No 2. Les juges subordonnés au Conseil d'État

par l'appel.

Ces juges sont les conseils de préfecture, les conseils du contentieux des colonies, les ministres.

588. I. Les conseils de préfecture. L'organisation des conseils de préfecture est la même au contentieux qu'en matière administrative (v. p. 305). Faisons remarquer seulement que les secrétaires généraux remplissent auprès d'eux les fonctions de commissaire du gouvernement, que les arrêtés doivent être rendus par trois conseillers au moins, président compris; que dans tous les cas les conseillers doivent être en nombre impair; que les arrêtés sont motivés, que les noms des membres qui ont concouru à la décision sont mentionnés, etc. (L. 22 juill. 1889, art. 47-48.) a) Caractères généraux de la compétence. La compétence des conseils de préfecture présente les caractères suivants :

1° Elle est exceptionnelle, c'est-à-dire que le conseil de préfecture est un juge d'exception, un peu comme le juge de paix en matière civile; elle repose en effet sur des textes qui contiennent des énumérations limitatives, notamment la loi du 28 pluviôse an VIII, art. 4. 2o Elle est toujours en premier ressort.

3o Elle est territoriale ou ratione loci, non pas à raison du domicile du défendeur, mais à raison du lieu où a été fait l'acte administratif attaqué.

Ainsi les contestations relatives aux travaux publics sont portées non pas devant le conseil du domicile de l'entrepreneur, mais devant celui du lieu des travaux. Une exception cependant pour le cas où un même travail public est exécuté par le même entrepreneur dans plusieurs départements, surtout pour les concessions de chemins de fer qui couvrent de vastes territoires. On détermine d'avance un seul conseil de préfecture qui sera compétent pour tous les départements; mais c'est une clause du cahier des charges qui n'a d'effet qu'entre le concessionnaire et l'administration, elle n'est pas opposable aux propriétaires qui réclament des indemnités pour dommages,

b) Compétences diverses du conseil de préfecture. Le conseil de préfecture a plusieurs compétences d'ordre différent :

1° Une compétence répressive pour les contraventions de grande voirie. (L. 28 pluviôse an VIII, art. 4; 1. 29 floréal an X.)

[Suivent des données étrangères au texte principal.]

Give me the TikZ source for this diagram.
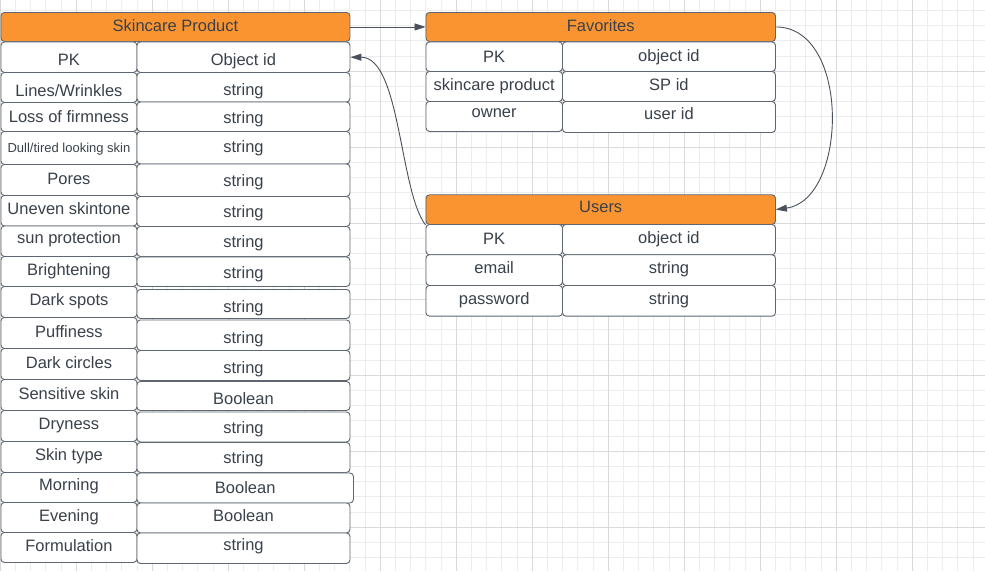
\documentclass[tikz,border=0pt]{standalone}
\usepackage{fontspec}
\setmainfont{Liberation Sans}
\usetikzlibrary{arrows.meta}

\definecolor{ink}{HTML}{3A414A}
\definecolor{edge}{HTML}{5F6670}
\definecolor{hdr}{HTML}{FA9431}
\definecolor{wire}{HTML}{4A515B}
\definecolor{gridminor}{HTML}{EDEDED}
\definecolor{gridmajor}{HTML}{DADADA}

\begin{document}
\begin{tikzpicture}[x=1pt,y=-1pt,
  % a table cell: width, height; text baseline set by bl
  box/.style 2 args={draw=edge, fill=white, line width=0.9pt, rounded corners=3.5pt,
    inner sep=0pt, anchor=north west, minimum width=#1pt, minimum height=#2pt,
    text=ink, font=\fontsize{16.5}{19}\selectfont},
  head/.style 2 args={box={#1}{#2}, fill=hdr},
  % baseline offset below the cell centre
  bl/.code={\pgfmathsetmacro\blh{2*#1+2.5}\pgfkeysalso{text height/.expanded=\blh pt, text depth=2.5pt}},
  small/.style={font=\fontsize{13}{15}\selectfont},
  minorgrid/.style={draw=gridminor, line width=0.9pt},
  majorgrid/.style={draw=gridmajor, line width=1pt},
  link/.style={draw=wire, line width=0.9pt, -{Triangle[length=11pt,width=7pt]}},
]
\useasboundingbox (0,0) rectangle (985,571);

% background grid
\foreach \k in {0,...,64} \draw[minorgrid] ({0.3+15.2*\k},0) -- ({0.3+15.2*\k},571);
\foreach \k in {0,...,37} \draw[minorgrid] (0,{-4.7+15.2*\k}) -- (985,{-4.7+15.2*\k});
\foreach \k in {0,...,12} \draw[majorgrid] ({0.3+76*\k},0) -- ({0.3+76*\k},571);
\foreach \k in {0,...,7} \draw[majorgrid] (0,{-4.7+76*\k}) -- (985,{-4.7+76*\k});

% ---------- Skincare Product ----------
\node[head={349}{29}, bl=4.2] (sp) at (0.5,12) {Skincare Product};

\node[box={136}{30.5}, bl=8.25] (spPK)      at (0.5,41.5)  {PK};
\node[box={136}{30},   bl=9]    (spLines)   at (0.5,72)    {Lines/Wrinkles};
\node[box={136}{29},   bl=5.2]  (spLoss)    at (0.5,102)   {Loss of firmness};
\node[box={136}{33},   bl=4.8, small] (spDull) at (0.5,131) {Dull/tired looking skin};
\node[box={136}{31},   bl=4.5]  (spPores)   at (0.5,164)   {Pores};
\node[box={136}{30.5}, bl=4]    (spUneven)  at (0.5,195)   {Uneven skintone};
\node[box={136}{30.5}, bl=2]    (spSun)     at (0.5,225.5) {sun protection};
\node[box={136}{30},   bl=3.7]  (spBright)  at (0.5,256)   {Brightening};
\node[box={136}{31},   bl=3.8]  (spSpots)   at (0.5,286)   {Dark spots};
\node[box={136}{31},   bl=4.5]  (spPuff)    at (0.5,317)   {Puffiness};
\node[box={136}{31},   bl=4.5]  (spCircles) at (0.5,348)   {Dark circles};
\node[box={136}{31},   bl=4.8]  (spSens)    at (0.5,379)   {Sensitive skin};
\node[box={136}{31},   bl=3.8]  (spDry)     at (0.5,410)   {Dryness};
\node[box={136}{31},   bl=3.8]  (spType)    at (0.5,441)   {Skin type};
\node[box={136}{30},   bl=3.3]  (spMorn)    at (0.5,472)   {Morning};
\node[box={136}{30},   bl=4.3]  (spEve)     at (0.5,502)   {Evening};
\node[box={136}{30},   bl=4.3]  (spForm)    at (0.5,532)   {Formulation};

\node[box={213}{30.5}, bl=8.25] (spPKr)      at (136.5,41.5)  {Object id};
\node[box={213}{29.5}, bl=8]    (spLinesr)   at (136.5,72)    {string};
\node[box={213}{29.5}, bl=7]    (spLossr)    at (136.5,101.5) {string};
\node[box={213}{32.5}, bl=5.2]  (spDullr)    at (136.5,131)   {string};
\node[box={213}{32.5}, bl=6]    (spPoresr)   at (136.5,163.5) {string};
\node[box={213}{30},   bl=6.2]  (spUnevenr)  at (136.5,196)   {string};
\node[box={213}{30},   bl=6.2]  (spSunr)     at (136.5,226)   {string};
\node[box={213}{29.5}, bl=7]    (spBrightr)  at (136.5,256.5) {string};
\node[box={213}{29},   bl=9]    (spSpotsr)   at (136.5,289)   {string};
\node[box={213}{30.5}, bl=8.4]  (spPuffr)    at (136.5,319.5) {string};
\node[box={213}{30},   bl=8.2]  (spCirclesr) at (136.5,350)   {string};
\node[box={213}{29},   bl=8.8]  (spSensr)    at (136.5,381)   {Boolean};
\node[box={213}{30},   bl=7]    (spDryr)     at (136.5,411.5) {string};
\node[box={213}{30},   bl=6.2]  (spTyper)    at (136.5,442)   {string};
\node[box={216.5}{30}, bl=5.2]  (spMornr)    at (136.5,472.5) {Boolean};
\node[box={213}{30},   bl=3.8]  (spEver)     at (136.5,502.5) {Boolean};
\node[box={213}{30.5}, bl=2.5]  (spFormr)    at (136.5,532.5) {string};

% ---------- Favorites ----------
\node[head={349.5}{29}, bl=4.5] (fav) at (425.5,12) {Favorites};

\node[box={136.5}{29.5}, bl=5.75] (favPK)   at (425.5,41.5) {PK};
\node[box={136.5}{30},   bl=4.3]  (favSP)   at (425.5,71)   {skincare product};
\node[box={136.5}{30},   bl=1]    (favOwn)  at (425.5,101)  {owner};
\node[box={213}{29.5},   bl=5.25] (favPKr)  at (562,41.5)   {object id};
\node[box={213}{30},     bl=4.3]  (favSPr)  at (562,71)     {SP id};
\node[box={213}{31},     bl=2.2]  (favOwnr) at (562,101)    {user id};

% ---------- Users ----------
\node[head={349.5}{29.7}, bl=2.9] (users) at (425.5,194.3) {Users};

\node[box={136.5}{30.3}, bl=5.2]  (uPK)     at (425.5,224)   {PK};
\node[box={136.5}{30.7}, bl=3.35] (uEmail)  at (425.5,254.3) {email};
\node[box={136.5}{30.7}, bl=3.35] (uPass)   at (425.5,285)   {password};
\node[box={213}{30.3},   bl=4]    (uPKr)    at (562,224)     {object id};
\node[box={213}{30.7},   bl=3.5]  (uEmailr) at (562,254.3)   {string};
\node[box={213}{30.7},   bl=3.5]  (uPassr)  at (562,285)     {string};

% ---------- relations ----------
\draw[link] (sp.east) -- (fav.west);
\draw[link] (fav.east) .. controls +(75,0) and +(72,-10) .. (users.east);
\draw[link] (users.south west) .. controls +(-26,-34) and +(50,0) .. (spPKr.east);

\end{tikzpicture}
\end{document}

2o Une compétence comme juge des comptes pour les comptables des communes et des établissements publics, lorsque le revenu annuel de ces personnes administratives ne dépasse pas 30,000 francs. (D. 31 mai 1862, art. 427.) L'appel est porté dans ce cas à la Cour des comptes.

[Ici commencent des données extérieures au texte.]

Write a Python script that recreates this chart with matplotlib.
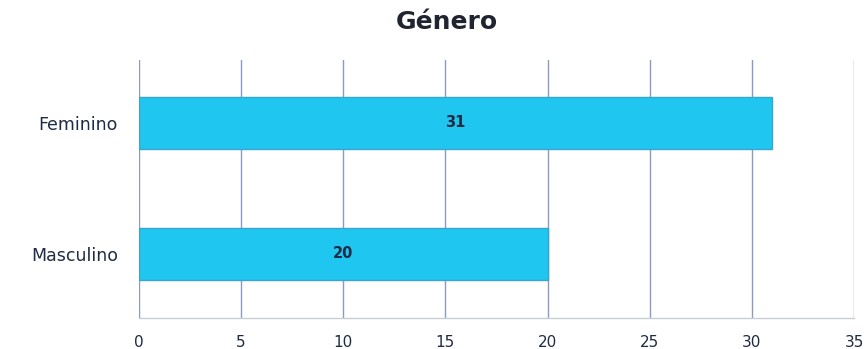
import matplotlib.pyplot as plt

# Datos: número de personas por género
categorias = ['Masculino', 'Femenino']
etiquetas = ['Masculino', 'Feminino']
valores = [20, 31]
ticks_x = [0, 5, 10, 15, 20, 25, 30, 35]

plt.rcParams['font.family'] = ['DejaVu Sans']

fig = plt.figure(figsize=(8.68, 3.49), dpi=100)
ax = fig.add_axes([0.160, 0.089, 0.824, 0.739])

pos = list(range(len(categorias)))
barras = ax.barh(pos, valores, height=0.40, color='#1ec6f0',
                 edgecolor='#3aa6cf', linewidth=1.0, zorder=3)

# Etiquetas de valor en el centro de cada barra
for p, v in zip(pos, valores):
    ax.text(v / 2, p, str(v), ha='center', va='center', fontsize=10.5,
            fontweight='bold', color='#1f2a44', zorder=4)

ax.set_xlim(0, 35)
ax.set_ylim(-0.49, 1.48)
ax.set_xticks(ticks_x)
ax.set_yticks(pos)
ax.set_yticklabels(etiquetas, fontsize=12.5)

# Rejilla vertical
ax.grid(axis='x', color='#8c9bbd', linewidth=1.0, zorder=0)
ax.set_axisbelow(True)

for lado in ['top', 'right', 'left']:
    ax.spines[lado].set_visible(False)
ax.spines['bottom'].set_color('#c8ccd4')
ax.spines['bottom'].set_linewidth(1.0)

ax.tick_params(axis='both', length=0, colors='#1f2a44')
ax.tick_params(axis='x', labelsize=11, pad=12)
ax.tick_params(axis='y', pad=15)

fig.suptitle('Género', x=0.515, y=0.97, fontsize=18, fontweight='bold',
             color='#1f2430')

plt.savefig('out.png', dpi=100)
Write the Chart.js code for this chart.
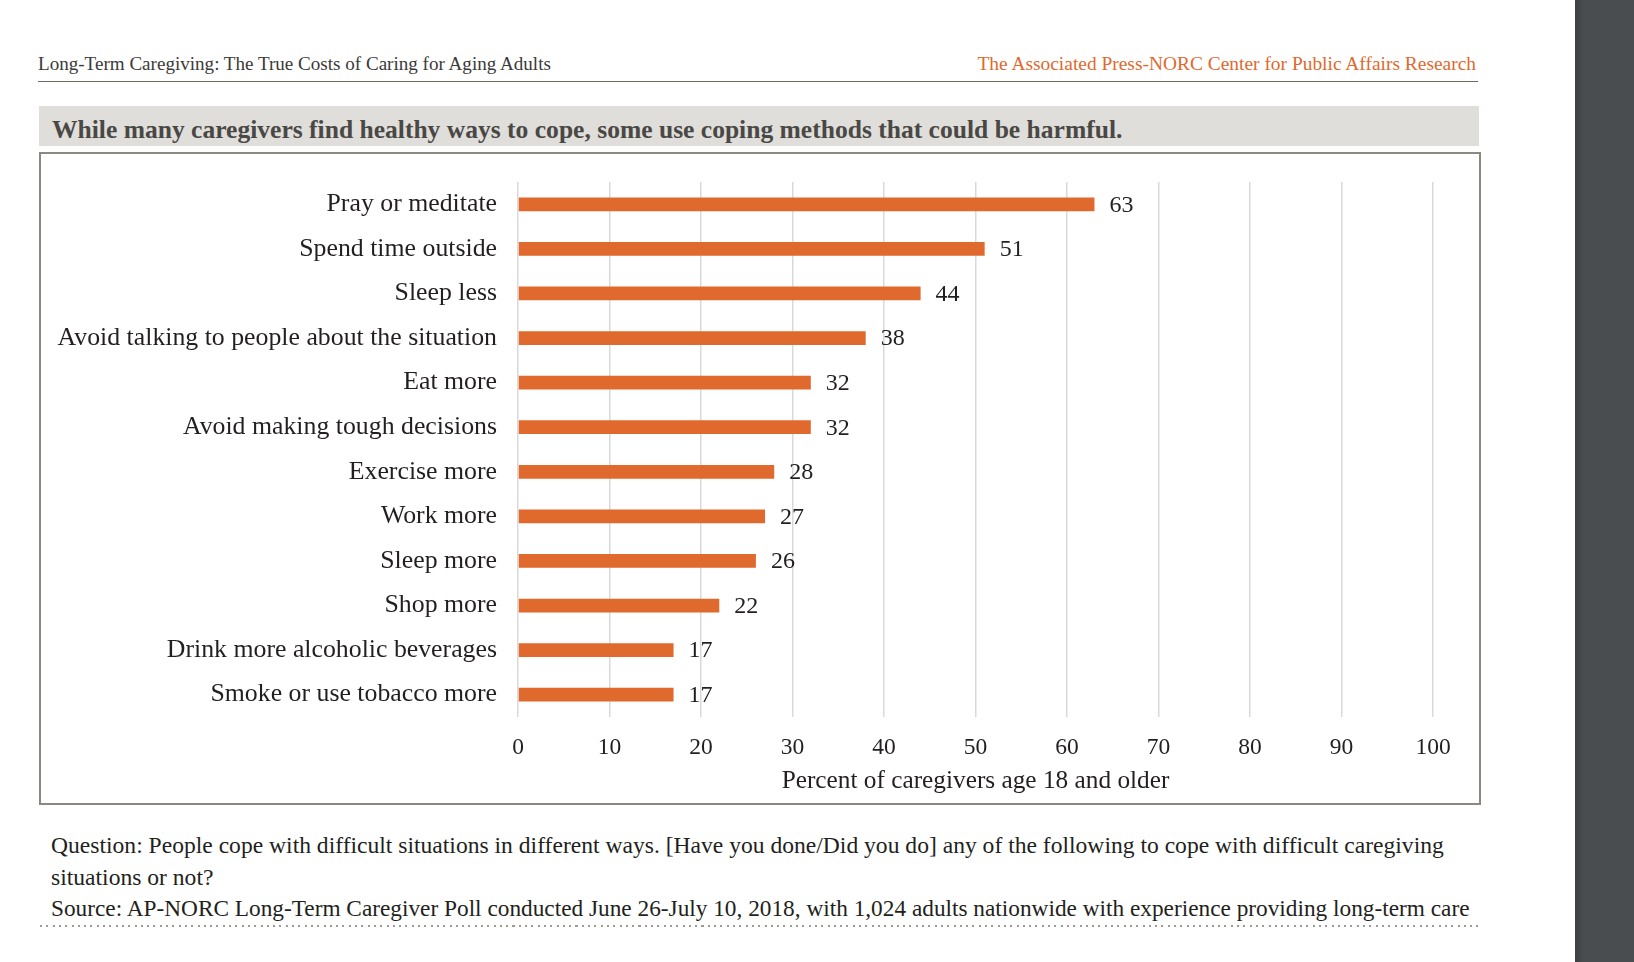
<!DOCTYPE html>
<html>
<head>
<meta charset="utf-8">
<script src="https://cdn.jsdelivr.net/npm/chart.js@4.4.1/dist/chart.umd.min.js"></script>
<style>
  html, body { margin:0; padding:0; background:#fff; }
  body { width:1634px; height:962px; position:relative; overflow:hidden; font-family:"Liberation Serif", serif; color:#231f20; }
  .abs { position:absolute; white-space:nowrap; }
  #hdrL { left:38px; top:53px; font-size:17px; color:#3b3a39; }
  #hdrR { right:158px; top:53px; font-size:17px; color:#e0692e; }
  #hdrLine { left:38px; top:81px; width:1440px; height:0; border-top:1.5px solid #6e6a66; }
  #band { left:39px; top:106px; width:1440px; height:40px; background:#e0dedb; }
  #title { left:52px; top:115px; font-size:21.5px; font-weight:bold; color:#4a4845; }
  #box { left:39px; top:152px; width:1438px; height:649px; border:2.5px solid #8d8782; background:#fff; }
  #cv { position:absolute; left:40px; top:153px; }
  .foot { font-size:20.5px; color:#231f20; left:51px; }
  #q1 { top:832px; }
  #q2 { top:864px; }
  #src { top:895px; }
  #dots { left:40px; top:925px; width:1438px; height:2px; background:repeating-linear-gradient(to right,#a09a95 0px,#a09a95 2px,transparent 2px,transparent 6.3px); }
  #dark { left:1575px; top:0; width:59px; height:962px; background:linear-gradient(to right,#3c3f42 0px,#4a4d50 8px,#4a4d50 100%); }
</style>
</head>
<body>
<div class="abs" id="hdrL">Long-Term Caregiving: The True Costs of Caring for Aging Adults</div>
<div class="abs" id="hdrR">The Associated Press-NORC Center for Public Affairs Research</div>
<div class="abs" id="hdrLine"></div>
<div class="abs" id="band"></div>
<div class="abs" id="title">While many caregivers find healthy ways to cope, some use coping methods that could be harmful.</div>
<div class="abs" id="box"></div>
<canvas id="cv" width="1441" height="651" style="width:1441px;height:651px;"></canvas>
<div class="abs foot" id="q1">Question: People cope with difficult situations in different ways. [Have you done/Did you do] any of the following to cope with difficult caregiving</div>
<div class="abs foot" id="q2">situations or not?</div>
<div class="abs foot" id="src">Source: AP-NORC Long-Term Caregiver Poll conducted June 26-July 10, 2018, with 1,024 adults nationwide with experience providing long-term care</div>
<div class="abs" id="dots"></div>
<div class="abs" id="dark"></div>
<script>
const categories = [
  "Pray or meditate",
  "Spend time outside",
  "Sleep less",
  "Avoid talking to people about the situation",
  "Eat more",
  "Avoid making tough decisions",
  "Exercise more",
  "Work more",
  "Sleep more",
  "Shop more",
  "Drink more alcoholic beverages",
  "Smoke or use tobacco more"
];
const percentValues = [63, 51, 44, 38, 32, 32, 28, 27, 26, 22, 17, 17];
const xTickValues = [0, 10, 20, 30, 40, 50, 60, 70, 80, 90, 100];
const axisTitle = "Percent of caregivers age 18 and older";

// fit text widths to the reference
function fitWidth(id, w) {
  const el = document.getElementById(id);
  const cur = el.getBoundingClientRect().width;
  const fs = parseFloat(getComputedStyle(el).fontSize);
  el.style.fontSize = (fs * w / cur) + "px";
}
fitWidth("hdrL", 513);
fitWidth("hdrR", 499);
fitWidth("title", 1071);
fitWidth("q1", 1394);
fitWidth("src", 1419);
document.getElementById("q2").style.fontSize = document.getElementById("q1").style.fontSize;

const FONT = "'Liberation Serif', serif";

const valueLabels = {
  id: "valueLabels",
  afterDatasetsDraw(chart) {
    const ctx = chart.ctx;
    const meta = chart.getDatasetMeta(0);
    ctx.save();
    ctx.font = "24px " + FONT;
    ctx.fillStyle = "#231f20";
    ctx.textAlign = "left";
    ctx.textBaseline = "middle";
    meta.data.forEach((bar, i) => {
      ctx.fillText(String(chart.data.datasets[0].data[i]), bar.x + 15, bar.y + 1);
    });
    ctx.restore();
  }
};

new Chart(document.getElementById("cv"), {
  type: "bar",
  data: {
    labels: categories,
    datasets: [{
      data: percentValues,
      backgroundColor: "#e0692e",
      borderWidth: 0,
      barPercentage: 0.31,
      categoryPercentage: 1
    }]
  },
  options: {
    indexAxis: "y",
    responsive: false,
    animation: false,
    events: [],
    layout: { padding: { top: 29, right: 48, left: 0, bottom: 0 } },
    plugins: { legend: { display: false }, tooltip: { enabled: false } },
    scales: {
      x: {
        type: "linear",
        min: 0,
        max: 100,
        afterBuildTicks(scale) { scale.ticks = xTickValues.map(v => ({ value: v })); },
        afterFit(scale) { scale.height = 87; scale.paddingLeft = 0; scale.paddingRight = 0; },
        border: { display: false },
        grid: { color: "#d9d9d9", lineWidth: 1.5, drawTicks: false },
        ticks: { padding: 17, color: "#231f20", font: { family: FONT, size: 23.5 } },
        title: { display: true, text: axisTitle, color: "#231f20", font: { family: FONT, size: 25.3 }, padding: { top: 0, bottom: 7 } }
      },
      y: {
        type: "category",
        afterFit(scale) { scale.width = 478; scale.paddingTop = 0; scale.paddingBottom = 0; },
        border: { display: false },
        grid: { display: false, drawTicks: false },
        ticks: { padding: 21, color: "#231f20", font: { family: FONT, size: 25.8 }, autoSkip: false }
      }
    }
  },
  plugins: [valueLabels]
});
</script>
</body>
</html>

3o Une compétence comme juge chargé de donner les autorisations de plaider aux communes et aux établissements publics.

4o Une compétence de pleine juridiction pour le contentieux auquel donnent lieu les opérations suivantes :

a) Les élections au conseil d'arrondissement; toutes les élections municipales, c'est-à-dire celles qui concernent les conseils municipaux, les maires et adjoints et les délégués sénatoriaux.

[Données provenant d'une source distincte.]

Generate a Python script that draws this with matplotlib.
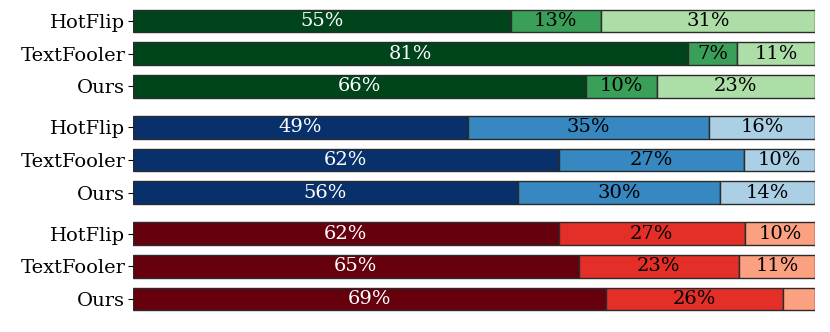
import matplotlib
matplotlib.use("Agg")
import matplotlib.pyplot as plt
import numpy as np

plt.rcParams['font.family'] = ['DejaVu Serif']

methods = ["HotFlip", "TextFooler", "Ours"]
# three groups (top to bottom), each with three segment values (%) per method
green_vals = [[55.4, 13.2, 31.4], [81.4, 7.2, 11.4], [66.4, 10.4, 23.2]]
blue_vals = [[49.1, 35.4, 15.5], [62.4, 27.2, 10.4], [56.4, 29.7, 13.9]]
red_vals = [[62.4, 27.3, 10.3], [65.4, 23.4, 11.2], [69.4, 25.9, 4.7]]

groups = [green_vals, blue_vals, red_vals]
palettes = [
    ["#00441b", "#3a9f58", "#addea7"],
    ["#08306b", "#3787c0", "#abd0e6"],
    ["#67000d", "#e32f27", "#fca082"],
]
text_colors = ["white", "black", "black"]

fig = plt.figure(figsize=(8.3, 3.32), dpi=100)
ax = fig.add_axes([0.160, 0.055, 0.822, 0.926])

gap = 1.25
yticks, ylabels = [], []
y = 0.0
for gi, (vals, pal) in enumerate(zip(groups, palettes)):
    for mi, m in enumerate(methods):
        row = vals[mi]
        left = 0.0
        for si, v in enumerate(row):
            ax.barh(y, v, left=left, height=0.70, color=pal[si],
                    edgecolor="#2b2b2b", linewidth=1.0)
            if v >= 6:
                ax.text(left + v / 2, y, f"{round(v):d}%", ha="center",
                        va="center", color=text_colors[si], fontsize=14)
            left += v
        yticks.append(y)
        ylabels.append(m)
        y += 1.0
    y += gap - 1.0

ax.set_yticks(yticks)
ax.set_yticklabels(ylabels, fontsize=14)
ax.set_ylim(yticks[-1] + 0.45, yticks[0] - 0.45)
ax.set_xlim(0, 100)
ax.set_xticks([])
for s in ax.spines.values():
    s.set_visible(False)
ax.tick_params(axis="y", length=3.5, width=0.8, pad=2)

fig.savefig("out.png", dpi=100)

B) Les contributions directes (demandes en décharge ou en réduction). y) Les opérations de travaux publics, non seulement pour les difficultés qui s'élèvent entre l'entrepreneur et l'administrateur, mais même pour les actions en indemnité à raison de dommages causés à la propriété ou aux personnes et d'une façon générale pour toutes les conséquences de l'opération qui sont de nature à réfléchir contre l'administration. (V. p. 604 et s.)

8) Les ventes de domaines nationaux, etc., etc.....

589. II. Les conseils du contentieux des colonies. Les conseils du contentieux existent dans toutes les colonies depuis le décret du 7 septembre 1881, l'Algérie n'en a point parce qu'elle a des conseils de préfecture.

Organisation. L'organisation en a été réglée à nouveau, de même que la procédure, par un décret du 5 août 1881.

Ces conseils sont formés par le conseil privé, corps consultatif placé à côté du gouverneur avec des attributions administratives, auquel viennent se joindre deux magistrats de l'ordre judiciaire désignés chaque année par le gouverneur.

On voit donc réalisée dans ces conseils, aux colonies, la fusion de l'élément judiciaire et de l'élément administratif si soigneusement séparés dans la métropole; seulement, ce qui vient diminuer la portée du fait, c'est que les magistrats coloniaux ne sont pas inamobiles. La présidence appartient au gouverneur avec voix prépondérante, à son défaut, à l'inférieur qui vient immédiatement après lui.